SEOUL, South Korea — South Korea's president said Monday that there are signs that North Korea is preparing for a fifth nuclear bomb test amid reports of increased activity at the country's main nuclear test site.
In a regular meeting with her top adviser, President Park Geun-hye said that North Korea could carry out such a test to try to bolster morale as the country deals with tough international sanctions imposed after it conducted a fourth nuclear test and a long-range rocket launch earlier this year.
Park didn't elaborate on what signs pointed to another nuclear test, but ordered the military to be ready to deal with any provocation by Pyongyang, according to media pool reports on the first part of the meeting posted on the website of her office.

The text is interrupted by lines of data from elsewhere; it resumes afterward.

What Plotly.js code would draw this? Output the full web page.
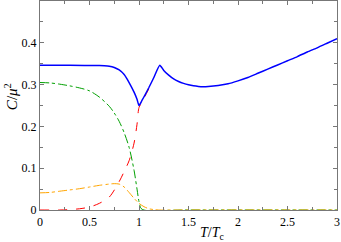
<!DOCTYPE html>
<html><head><meta charset="utf-8">
<script src="https://cdn.plot.ly/plotly-3.0.1.min.js"></script>
<style>html,body{margin:0;padding:0;background:#fff}</style>
</head><body><div id="plot" style="width:341px;height:242px"></div>
<script>
const blueX = [0,0.3,0.6,0.65,0.7,0.75,0.8,0.85,0.9,0.95,0.98,1.0,1.03,1.06,1.1,1.15,1.21,1.25,1.3,1.35,1.4,1.45,1.5,1.55,1.6,1.65,1.7,1.8,1.9,2.0,2.1,2.2,2.3,2.4,2.5,2.6,2.7,2.8,2.9,3.0];
const blueY = [0.346,0.346,0.3455,0.345,0.344,0.341,0.335,0.324,0.305,0.282,0.265,0.25,0.262,0.275,0.293,0.317,0.346,0.334,0.3225,0.3135,0.3075,0.303,0.2995,0.297,0.2955,0.295,0.2955,0.298,0.302,0.309,0.317,0.327,0.337,0.347,0.357,0.367,0.378,0.388,0.399,0.41];
const greenX = [0,0.1,0.2,0.3,0.4,0.5,0.6,0.7,0.75,0.8,0.85,0.9,0.95,0.98,1.0,1.02,1.05,1.5,2,2.5,3];
const greenY = [0.305,0.304,0.301,0.297,0.292,0.285,0.27,0.248,0.232,0.212,0.185,0.15,0.095,0.05,0.02,0.004,0,0,0,0,0];
const redX = [0,0.2,0.3,0.4,0.5,0.6,0.7,0.8,0.85,0.9,0.95,0.98,1.0,1.03,1.06,1.1];
const redY = [0,0,0.001,0.003,0.007,0.016,0.031,0.068,0.092,0.118,0.16,0.205,0.245,0.258,0.272,0.29];
const orangeX = [0,0.1,0.2,0.3,0.4,0.5,0.6,0.7,0.75,0.8,0.85,0.9,0.95,1.0,1.05,1.1,1.15,1.2,1.5,2,2.5,3];
const orangeY = [0.041,0.042,0.045,0.048,0.051,0.055,0.059,0.062,0.063,0.062,0.055,0.042,0.028,0.016,0.008,0.003,0.001,0,0,0,0,0];
const xTicks = [0,0.5,1,1.5,2,2.5,3];
const xTickText = ['0','0.5','1','1.5','2','2.5','3'];
const yTicks = [0,0.1,0.2,0.3,0.4];
const yTickText = ['0','0.1','0.2','0.3','0.4'];
const xTitle = '<i>T</i>/<i>T</i><sub>c</sub>';
const yTitle = '<i>C</i>/<i>μ</i><sup>2</sup>';

const traces = [
  {x: redX, y: redY, mode:'lines', line:{color:'#ff0000', width:1, dash:'dash', shape:'spline', smoothing:0.8}},
  {x: greenX, y: greenY, mode:'lines', line:{color:'#00a000', width:1, dash:'dashdot', shape:'spline', smoothing:0.8}},
  {x: orangeX, y: orangeY, mode:'lines', line:{color:'#ffa500', width:1, dash:'dashdot', shape:'spline', smoothing:0.8}},
  {x: blueX, y: blueY, mode:'lines', line:{color:'#0000ff', width:1.5, shape:'spline', smoothing:0.5}}
];
const axisCommon = {
  showgrid:false, zeroline:false, showline:true, linecolor:'#777', linewidth:1.2,
  mirror:'allticks', ticks:'inside', ticklen:4, tickcolor:'#777', tickwidth:1,
  tickfont:{family:'Liberation Serif, Times New Roman, serif', size:12, color:'#000'}
};
const titleFont = {family:'Liberation Serif, serif', size:14, color:'#000'};
const layout = {
  width:341, height:242, margin:{l:40,r:4,t:1,b:32},
  paper_bgcolor:'#fff', plot_bgcolor:'#fff', showlegend:false,
  xaxis: Object.assign({}, axisCommon, {range:[0,3], tickvals:xTicks, ticktext:xTickText,
    minor:{ticks:'inside', dtick:0.25, tick0:0, ticklen:3, tickcolor:'#777'}}),
  yaxis: Object.assign({}, axisCommon, {range:[0,0.5], tickvals:yTicks, ticktext:yTickText,
    minor:{ticks:'inside', dtick:0.05, tick0:0, ticklen:3, tickcolor:'#777'}}),
  annotations: [
    {text:xTitle, xref:'paper', yref:'paper', x:0.578, y:0, yshift:-23, xanchor:'center', yanchor:'middle', showarrow:false, font:titleFont},
    {text:yTitle, xref:'paper', yref:'paper', x:0, y:0.54, xshift:-29, xanchor:'center', yanchor:'middle', textangle:-90, showarrow:false, font:{family:'Liberation Serif, serif', size:15, color:'#000'}}
  ]
};
Plotly.newPlot('plot', traces, layout, {displayModeBar:false, staticPlot:true});
</script></body></html>
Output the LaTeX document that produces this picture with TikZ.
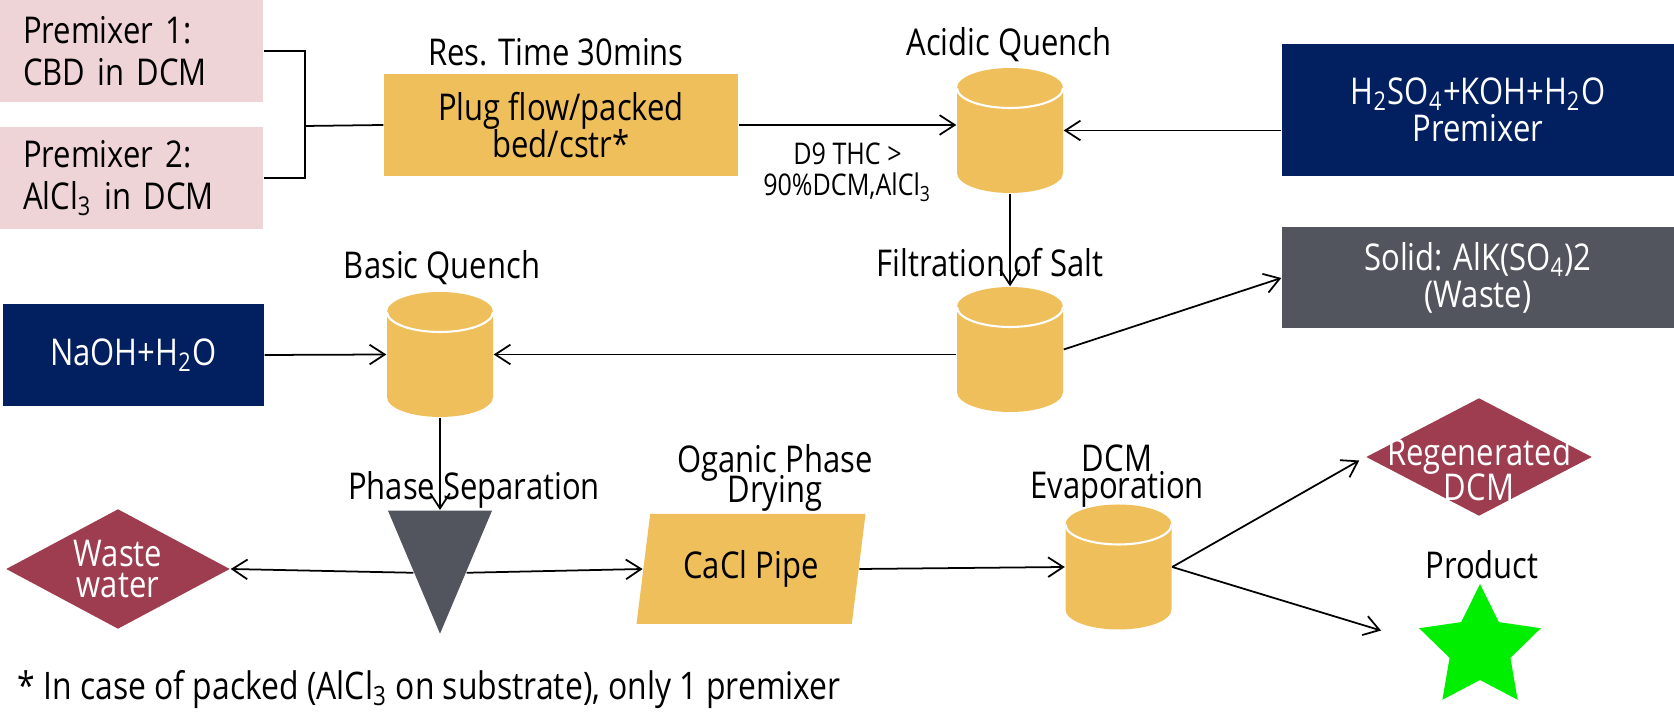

Speculation about a fifth nuclear test increased last month when the North's state media cited leader Kim Jong Un as ordering a test of a nuclear warhead and ballistic missiles capable of carrying warheads.
Kim's order came amid rising animosity with South Korea and the United States over their annual military drills that North Korea describes as an invasion rehearsal. The drills are set to run until next week.
Analysts say an atomic test could happen before North Korea holds a landmark ruling Workers' Party congress in early May so that Kim can burnish his image as a powerful leader at home and further cement his grip on power.
South Korea's Yonhap news agency said Monday that South Korean and U.S. authorities detected two to three times more vehicle and personnel activities than normal this month at the North's northeast Punggye-ri nuclear test site — where all previous four bomb tests took place.
A U.S. website that monitors sensitive sites in North Korea said Friday that it saw further signs from satellite imagery that the North was looking to produce more plutonium for nuclear weapons at its main Nyongbyon nuclear complex, north of Pyongyang.
Earlier last week, the website 38 North said recent satellite imagery of the Punggye-ri area showed little evidence that Pyongyang was planning a nuclear test, though it added that the country may be able to carry out a test on short notice.
Foreign experts said that a fifth test could put North Korean scientists and engineers a step closer toward a goal of manufacturing a warhead small enough to place on a long-range missile that could reach the U.S. mainland.
South Korean defense officials say North Korea currently does not have a reliable intercontinental ballistic missile, although it has made strides in its weapons development programs in recent years.
Last Friday, a North Korean missile launch meant to celebrate the birthday of Kim Il Sung, North Korea's founder and Kim Jong Un's late grandfather, ended in failure, according to U.S. officials. South Korean media reports said the failed missile was a new, powerful mid-range missile that could theoretically place U.S. military bases in Asia within reach.